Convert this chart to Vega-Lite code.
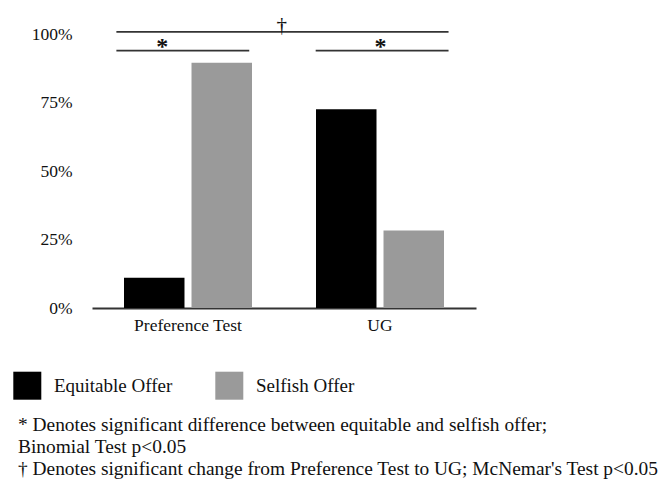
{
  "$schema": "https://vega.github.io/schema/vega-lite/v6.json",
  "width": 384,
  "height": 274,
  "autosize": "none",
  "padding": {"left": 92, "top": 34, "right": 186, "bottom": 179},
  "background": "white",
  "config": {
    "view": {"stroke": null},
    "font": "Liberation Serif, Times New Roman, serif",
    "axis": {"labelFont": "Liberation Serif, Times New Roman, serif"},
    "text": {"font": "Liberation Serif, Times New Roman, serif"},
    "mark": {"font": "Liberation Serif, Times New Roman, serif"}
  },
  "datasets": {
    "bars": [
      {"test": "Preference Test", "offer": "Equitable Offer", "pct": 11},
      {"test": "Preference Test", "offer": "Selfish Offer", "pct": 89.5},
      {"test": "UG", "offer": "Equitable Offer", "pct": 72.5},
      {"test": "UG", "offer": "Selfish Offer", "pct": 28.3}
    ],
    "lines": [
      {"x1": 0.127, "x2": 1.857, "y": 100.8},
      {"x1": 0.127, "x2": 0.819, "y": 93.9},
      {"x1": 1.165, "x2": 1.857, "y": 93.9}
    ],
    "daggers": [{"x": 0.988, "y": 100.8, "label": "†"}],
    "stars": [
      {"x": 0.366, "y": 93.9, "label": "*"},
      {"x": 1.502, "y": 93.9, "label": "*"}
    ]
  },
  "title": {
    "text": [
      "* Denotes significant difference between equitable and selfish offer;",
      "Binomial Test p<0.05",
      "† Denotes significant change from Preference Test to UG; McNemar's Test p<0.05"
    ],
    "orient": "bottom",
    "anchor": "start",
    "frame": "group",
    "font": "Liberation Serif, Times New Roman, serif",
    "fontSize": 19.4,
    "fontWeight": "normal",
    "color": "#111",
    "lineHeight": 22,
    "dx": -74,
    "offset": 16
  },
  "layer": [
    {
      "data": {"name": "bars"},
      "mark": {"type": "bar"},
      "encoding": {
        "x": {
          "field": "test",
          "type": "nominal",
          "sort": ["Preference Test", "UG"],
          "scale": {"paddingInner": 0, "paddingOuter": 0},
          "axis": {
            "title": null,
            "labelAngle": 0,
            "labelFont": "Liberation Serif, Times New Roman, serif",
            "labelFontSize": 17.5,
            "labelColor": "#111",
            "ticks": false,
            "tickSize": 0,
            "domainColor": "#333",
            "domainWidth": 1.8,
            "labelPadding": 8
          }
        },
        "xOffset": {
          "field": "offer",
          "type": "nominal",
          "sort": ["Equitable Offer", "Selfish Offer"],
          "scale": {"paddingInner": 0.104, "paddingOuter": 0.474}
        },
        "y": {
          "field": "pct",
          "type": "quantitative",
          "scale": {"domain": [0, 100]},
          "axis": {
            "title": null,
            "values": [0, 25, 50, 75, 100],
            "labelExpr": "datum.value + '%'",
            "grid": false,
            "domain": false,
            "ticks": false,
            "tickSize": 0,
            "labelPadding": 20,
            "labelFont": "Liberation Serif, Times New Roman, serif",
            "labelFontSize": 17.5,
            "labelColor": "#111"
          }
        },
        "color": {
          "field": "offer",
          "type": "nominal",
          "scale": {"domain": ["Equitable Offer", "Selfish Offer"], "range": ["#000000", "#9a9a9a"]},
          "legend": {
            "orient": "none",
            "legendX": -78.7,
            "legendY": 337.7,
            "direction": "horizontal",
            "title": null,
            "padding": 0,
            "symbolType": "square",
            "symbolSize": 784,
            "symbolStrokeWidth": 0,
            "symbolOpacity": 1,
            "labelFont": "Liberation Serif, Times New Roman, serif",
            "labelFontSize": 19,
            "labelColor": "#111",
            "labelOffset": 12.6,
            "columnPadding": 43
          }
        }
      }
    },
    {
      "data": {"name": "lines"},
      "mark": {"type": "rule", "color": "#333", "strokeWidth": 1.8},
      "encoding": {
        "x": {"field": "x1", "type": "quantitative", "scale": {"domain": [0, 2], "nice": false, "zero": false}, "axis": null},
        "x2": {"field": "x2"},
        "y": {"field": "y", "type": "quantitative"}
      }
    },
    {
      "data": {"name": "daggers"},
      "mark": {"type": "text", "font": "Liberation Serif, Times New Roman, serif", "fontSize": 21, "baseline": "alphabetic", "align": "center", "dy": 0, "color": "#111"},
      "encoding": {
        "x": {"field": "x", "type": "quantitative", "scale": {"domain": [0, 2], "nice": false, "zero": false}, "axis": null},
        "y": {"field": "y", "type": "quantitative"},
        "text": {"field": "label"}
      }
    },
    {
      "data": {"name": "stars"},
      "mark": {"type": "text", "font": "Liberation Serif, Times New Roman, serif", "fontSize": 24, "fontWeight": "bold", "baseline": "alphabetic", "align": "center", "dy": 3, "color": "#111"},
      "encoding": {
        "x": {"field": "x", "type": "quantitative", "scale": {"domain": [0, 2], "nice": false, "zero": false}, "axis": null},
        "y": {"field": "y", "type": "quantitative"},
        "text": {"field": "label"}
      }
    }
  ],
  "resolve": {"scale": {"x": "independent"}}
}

☆ ☆ ☆ ☆

> [What needs to be done] Retype the whole listing exactly and leave the pictures out.

> [Output for this exercise]
Convert this chart to Vega-Lite code.
{
  "$schema": "https://vega.github.io/schema/vega-lite/v6.json",
  "width": 384,
  "height": 274,
  "autosize": "none",
  "padding": {"left": 92, "top": 34, "right": 186, "bottom": 179},
  "background": "white",
  "config": {
    "view": {"stroke": null},
    "font": "Liberation Serif, Times New Roman, serif",
    "axis": {"labelFont": "Liberation Serif, Times New Roman, serif"},
    "text": {"font": "Liberation Serif, Times New Roman, serif"},
    "mark": {"font": "Liberation Serif, Times New Roman, serif"}
  },
  "datasets": {
    "bars": [
      {"test": "Preference Test", "offer": "Equitable Offer", "pct": 11},
      {"test": "Preference Test", "offer": "Selfish Offer", "pct": 89.5},
      {"test": "UG", "offer": "Equitable Offer", "pct": 72.5},
      {"test": "UG", "offer": "Selfish Offer", "pct": 28.3}
    ],
    "lines": [
      {"x1": 0.127, "x2": 1.857, "y": 100.8},
      {"x1": 0.127, "x2": 0.819, "y": 93.9},
      {"x1": 1.165, "x2": 1.857, "y": 93.9}
    ],
    "daggers": [{"x": 0.988, "y": 100.8, "label": "†"}],
    "stars": [
      {"x": 0.366, "y": 93.9, "label": "*"},
      {"x": 1.502, "y": 93.9, "label": "*"}
    ]
  },
  "title": {
    "text": [
      "* Denotes significant difference between equitable and selfish offer;",
      "Binomial Test p<0.05",
      "† Denotes significant change from Preference Test to UG; McNemar's Test p<0.05"
    ],
    "orient": "bottom",
    "anchor": "start",
    "frame": "group",
    "font": "Liberation Serif, Times New Roman, serif",
    "fontSize": 19.4,
    "fontWeight": "normal",
    "color": "#111",
    "lineHeight": 22,
    "dx": -74,
    "offset": 16
  },
  "layer": [
    {
      "data": {"name": "bars"},
      "mark": {"type": "bar"},
      "encoding": {
        "x": {
          "field": "test",
          "type": "nominal",
          "sort": ["Preference Test", "UG"],
          "scale": {"paddingInner": 0, "paddingOuter": 0},
          "axis": {
            "title": null,
            "labelAngle": 0,
            "labelFont": "Liberation Serif, Times New Roman, serif",
            "labelFontSize": 17.5,
            "labelColor": "#111",
            "ticks": false,
            "tickSize": 0,
            "domainColor": "#333",
            "domainWidth": 1.8,
            "labelPadding": 8
          }
        },
        "xOffset": {
          "field": "offer",
          "type": "nominal",
          "sort": ["Equitable Offer", "Selfish Offer"],
          "scale": {"paddingInner": 0.104, "paddingOuter": 0.474}
        },
        "y": {
          "field": "pct",
          "type": "quantitative",
          "scale": {"domain": [0, 100]},
          "axis": {
            "title": null,
            "values": [0, 25, 50, 75, 100],
            "labelExpr": "datum.value + '%'",
            "grid": false,
            "domain": false,
            "ticks": false,
            "tickSize": 0,
            "labelPadding": 20,
            "labelFont": "Liberation Serif, Times New Roman, serif",
            "labelFontSize": 17.5,
            "labelColor": "#111"
          }
        },
        "color": {
          "field": "offer",
          "type": "nominal",
          "scale": {"domain": ["Equitable Offer", "Selfish Offer"], "range": ["#000000", "#9a9a9a"]},
          "legend": {
            "orient": "none",
            "legendX": -78.7,
            "legendY": 337.7,
            "direction": "horizontal",
            "title": null,
            "padding": 0,
            "symbolType": "square",
            "symbolSize": 784,
            "symbolStrokeWidth": 0,
            "symbolOpacity": 1,
            "labelFont": "Liberation Serif, Times New Roman, serif",
            "labelFontSize": 19,
            "labelColor": "#111",
            "labelOffset": 12.6,
            "columnPadding": 43
          }
        }
      }
    },
    {
      "data": {"name": "lines"},
      "mark": {"type": "rule", "color": "#333", "strokeWidth": 1.8},
      "encoding": {
        "x": {"field": "x1", "type": "quantitative", "scale": {"domain": [0, 2], "nice": false, "zero": false}, "axis": null},
        "x2": {"field": "x2"},
        "y": {"field": "y", "type": "quantitative"}
      }
    },
    {
      "data": {"name": "daggers"},
      "mark": {"type": "text", "font": "Liberation Serif, Times New Roman, serif", "fontSize": 21, "baseline": "alphabetic", "align": "center", "dy": 0, "color": "#111"},
      "encoding": {
        "x": {"field": "x", "type": "quantitative", "scale": {"domain": [0, 2], "nice": false, "zero": false}, "axis": null},
        "y": {"field": "y", "type": "quantitative"},
        "text": {"field": "label"}
      }
    },
    {
      "data": {"name": "stars"},
      "mark": {"type": "text", "font": "Liberation Serif, Times New Roman, serif", "fontSize": 24, "fontWeight": "bold", "baseline": "alphabetic", "align": "center", "dy": 3, "color": "#111"},
      "encoding": {
        "x": {"field": "x", "type": "quantitative", "scale": {"domain": [0, 2], "nice": false, "zero": false}, "axis": null},
        "y": {"field": "y", "type": "quantitative"},
        "text": {"field": "label"}
      }
    }
  ],
  "resolve": {"scale": {"x": "independent"}}
}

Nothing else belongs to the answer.